Judicial Hypocrisy
New South Wales has just completed what is claimed to be the most comprehensive survey in history of prisoners within that state's prison system.
It reports: "One in six inmates was aware of a sexual assault in jail in the past year, one in three had used drugs on the inside and half of inmates considered it 'easy' to get them."
If we were to ask how many prosecutions have taken place for sexual assaults or drug use in prisons, we would doubtless find the number to be cuddling zero. Once again this highlights the bankruptcy of the prison institution and of the state in its approach to it. (We believe that it is safe to assume that prison life in NSW is roughly equal to reality in New Zealand.)
So, in this most vicious and degrading manifestation of modern slavery, which is the prison system, we are apparently justified in concluding:
1. That sexual assault and prison rape is OK. It's a crime outside, but inside it's tolerable and tolerated.
2. That drug use in prison is OK. It's a criminal activity outside, but inside, it's OK.
If we are not entitled to draw these conclusions, then why aren't the police and corrections staff investigating and prosecuting crime within the prison system? Clearly they are not, or they must be the most inept and ineffectual policing ministries imaginable. Here is a captive population; accessible at all times to police detectives and investigators; susceptible to infiltration by undercover officers--the list goes on. Surely it's not that hard.
So, since the police are clearly neither inept nor ineffectual in their professional duties, the only other possible alternative is that the government is willing to tolerate crime in prison.

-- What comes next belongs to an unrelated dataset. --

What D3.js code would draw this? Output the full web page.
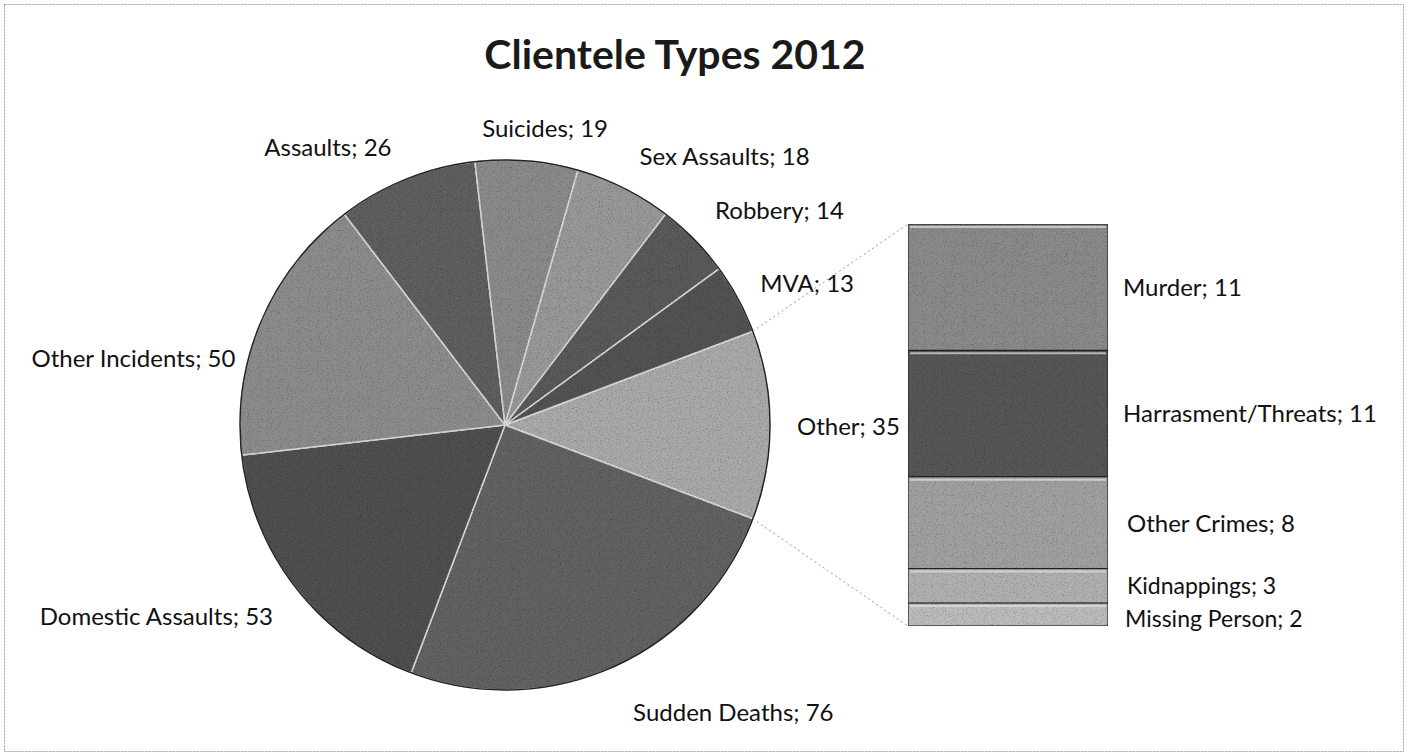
<!doctype html>
<html>
<head>
  <meta charset="utf-8">
  <script src="https://d3js.org/d3.v7.min.js"></script>
  <style>
    body {margin: 0; background: #fff;}
    text {font-family: Lato, "Open Sans", sans-serif; fill: #111;}
  </style>
</head>
<body>
  <svg id="chart" width="1408" height="756"></svg>
  <script>
    const width = 1408, height = 756

    // main pie, clockwise starting with the "Other" slice
    const pieLabels = ['Other', 'Sudden Deaths', 'Domestic Assaults', 'Other Incidents', 'Assaults',
                       'Suicides', 'Sex Assaults', 'Robbery', 'MVA']
    const pieValues = [35, 76, 53, 50, 26, 19, 18, 14, 13]
    const pieGrays  = ['#a9a9a9', '#626262', '#505050', '#8c8c8c', '#5e5e5e', '#8a8a8a', '#989898', '#5a5a5a', '#525252']

    // the bar that splits "Other"
    const barLabels = ['Murder', 'Harrasment/Threats', 'Other Crimes', 'Kidnappings', 'Missing Person']
    const barValues = [11, 11, 8, 3, 2]
    const barGrays  = ['#8a8a8a', '#575757', '#a0a0a0', '#b0b0b0', '#bbbbbb']

    const svg = d3.select('#chart')

    // grain like the scanned original
    const defs = svg.append('defs')
    const f = defs.append('filter').attr('id', 'grain').attr('x', 0).attr('y', 0).attr('width', 1).attr('height', 1)
    f.append('feTurbulence').attr('type', 'fractalNoise').attr('baseFrequency', 0.9).attr('numOctaves', 2).attr('seed', 4).attr('result', 'n')
    f.append('feColorMatrix').attr('in', 'n').attr('type', 'matrix')
      .attr('values', '0 0 0 0 0  0 0 0 0 0  0 0 0 0 0  0 0 0 -1.3 0.65').attr('result', 'dark')
    f.append('feComposite').attr('in', 'dark').attr('in2', 'SourceGraphic').attr('operator', 'in').attr('result', 'd2')
    const m = f.append('feMerge')
    m.append('feMergeNode').attr('in', 'SourceGraphic')
    m.append('feMergeNode').attr('in', 'd2')

    svg.append('rect')
      .attr('x', 4.5).attr('y', 4.5).attr('width', width - 9).attr('height', height - 9)
      .attr('fill', 'none').attr('stroke', '#a0a0a0').attr('stroke-dasharray', '2,1')

    svg.append('text')
      .attr('x', 675).attr('y', 69)
      .attr('text-anchor', 'middle')
      .attr('font-size', 41).attr('font-weight', 'bold')
      .style('fill', '#1a1a1a')
      .text('Clientele Types 2012')

    const cx = 505, cy = 425, r = 265
    const total = d3.sum(pieValues)
    const otherSpan = pieValues[0] / total * 2 * Math.PI
    const startA = Math.PI / 2 - otherSpan / 2

    const pie = d3.pie().sort(null).value(d => d)
      .startAngle(startA).endAngle(startA + 2 * Math.PI)
    const arcs = pie(pieValues)
    const arc = d3.arc().innerRadius(0).outerRadius(r)

    const gp = svg.append('g').attr('transform', `translate(${cx},${cy})`)
    gp.selectAll('path.slice')
      .data(arcs)
      .join('path')
      .attr('class', 'slice')
      .attr('d', arc)
      .attr('fill', (d, i) => pieGrays[i])
      .attr('stroke', '#d8d8d8')
      .attr('stroke-width', 1.5)
      .attr('filter', 'url(#grain)')
    gp.append('circle').attr('r', r).attr('fill', 'none').attr('stroke', '#222').attr('stroke-width', 1.5)

    // label placement: point just outside the arc, nudged the way Excel fitted them
    const nudge = [[12, 2], [13, 32], [-11, 20], [-12, 43], [-9, -18], [-46, -17], [9, -18], [10, -18], [9, -8]]
    const labArc = d3.arc().innerRadius(r + 15).outerRadius(r + 15)
    gp.selectAll('text.plab')
      .data(arcs)
      .join('text')
      .attr('class', 'plab')
      .attr('font-size', 24)
      .attr('dy', '0.35em')
      .attr('text-anchor', d => ((d.startAngle + d.endAngle) / 2) % (2 * Math.PI) < Math.PI ? 'start' : 'end')
      .attr('x', (d, i) => labArc.centroid(d)[0] + nudge[i][0])
      .attr('y', (d, i) => labArc.centroid(d)[1] + nudge[i][1])
      .text((d, i) => `${pieLabels[i]}; ${pieValues[i]}`)

    // bar of "Other"
    const barX = 908, barW = 200, barH = 402
    const y = d3.scaleLinear().domain([0, d3.sum(barValues)]).range([cy - barH / 2, cy + barH / 2])
    const cum = d3.cumsum(barValues)
    const segs = barValues.map((v, i) => ({v: v, y0: cum[i] - v, y1: cum[i], label: barLabels[i], gray: barGrays[i]}))

    const gb = svg.append('g')
    gb.selectAll('rect.seg')
      .data(segs)
      .join('rect')
      .attr('class', 'seg')
      .attr('x', barX).attr('width', barW)
      .attr('y', d => y(d.y0)).attr('height', d => y(d.y1) - y(d.y0))
      .attr('fill', d => d.gray)
      .attr('stroke', '#222').attr('stroke-width', 1.2)
      .attr('filter', 'url(#grain)')
    // light highlight at top of each segment
    gb.selectAll('line.hl')
      .data(segs)
      .join('line')
      .attr('class', 'hl')
      .attr('x1', barX + 2).attr('x2', barX + barW - 2)
      .attr('y1', d => y(d.y0) + 3).attr('y2', d => y(d.y0) + 3)
      .attr('stroke', '#e2e2e2').attr('stroke-width', 2).attr('opacity', 0.7)

    const barNudge = [[15, 0], [15, 0], [19, 1], [19, 0], [17, 4]]
    gb.selectAll('text.blab')
      .data(segs)
      .join('text')
      .attr('class', 'blab')
      .attr('font-size', (d, i) => i > 2 ? 23 : 24)
      .attr('dy', '0.35em')
      .attr('x', (d, i) => barX + barW + barNudge[i][0])
      .attr('y', (d, i) => (y(d.y0) + y(d.y1)) / 2 + barNudge[i][1])
      .text(d => `${d.label}; ${d.v}`)

    // connector lines from the "Other" slice to the bar
    const a0 = arcs[0].startAngle, a1 = arcs[0].endAngle
    const conn = [
      [[cx + r * Math.sin(a0), cy - r * Math.cos(a0)], [barX, y(0)]],
      [[cx + r * Math.sin(a1), cy - r * Math.cos(a1)], [barX, y(d3.sum(barValues))]]
    ]
    svg.selectAll('line.conn')
      .data(conn)
      .join('line')
      .attr('class', 'conn')
      .attr('x1', d => d[0][0]).attr('y1', d => d[0][1])
      .attr('x2', d => d[1][0]).attr('y2', d => d[1][1])
      .attr('stroke', '#999').attr('stroke-width', 1).attr('stroke-dasharray', '2,3')
  </script>
</body>
</html>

We call for a zero tolerance policy toward all crime committed within prisons. If society and the government and the electorate is going to continue with the modern prison system, it has to front up and do it properly, justly, ethically, and fairly. Winking the eye at prison crime is none of these. It remains an enduring shame and blight upon the community. The government is being derelict in one of its fundamental and most basic duties.